Study of tribo-mechanical properties of laser clad Al2O3-TiB2-TiN-BN‖Ti-6Al-4 V alloy

Abstract

Low wear resistance and high coefficient of friction of the Ti-6Al-4 V alloy surface limits its application in situations requiring tribological participation of the alloy. In the present study, a laser clad layer, formed by laser melting of a preplaced powder mixture (Al, TiO2, TiB2, TiN, and h-BN), had been applied on the Ti-6Al-4 V alloy substrate surface to improve its mechanical and tribological properties. The microstructure, phase composition, hardness, wear properties, and scratch-resistance of the coatings were analyzed using a scanning electron microscope (SEM), X-ray diffraction (XRD), Vickers micro-hardness test, ball-on-disk wear test, and scratch indentation test, respectively.
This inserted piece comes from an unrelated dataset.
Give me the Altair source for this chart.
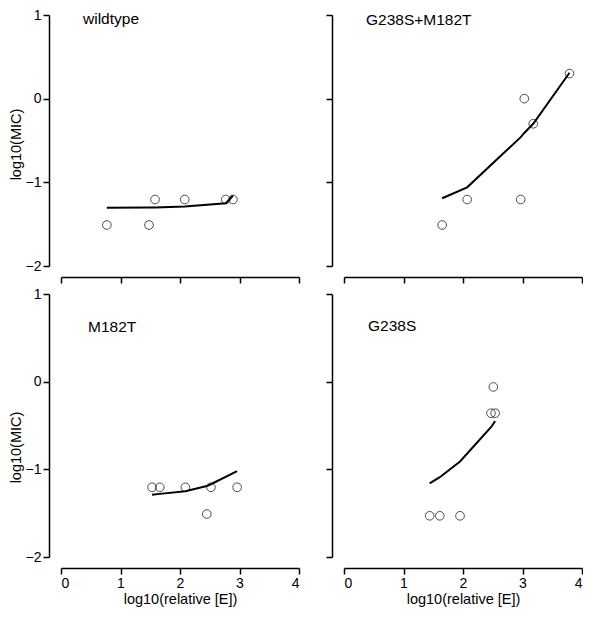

A multi-objective optimization technique was implemented to solve a multi-objective optimization problem for the determination of preferred powder composition and optimum process parameters. The optimization result showed that higher values of coating thickness and higher degree of uniformity in microstructure were obtained in the case of laser cladding carried out at a higher value of laser power-to-scan speed ratio. The formation of ceramic phases such as TiB2 and TiN reinforced with Al2O3 particles helped increase the hardness and wear resistance by four fold and two fold, respectively. The presence of partially reacted h-BN particles in the Ti-rich coating matrix helped reduce the friction coefficient by a factor of two-third. Hence, the composite ceramic coating of Al2O3-TiB2-TiN-BN on Ti-6Al-4 V alloy may be considered suitable for tribo-mechanical applications.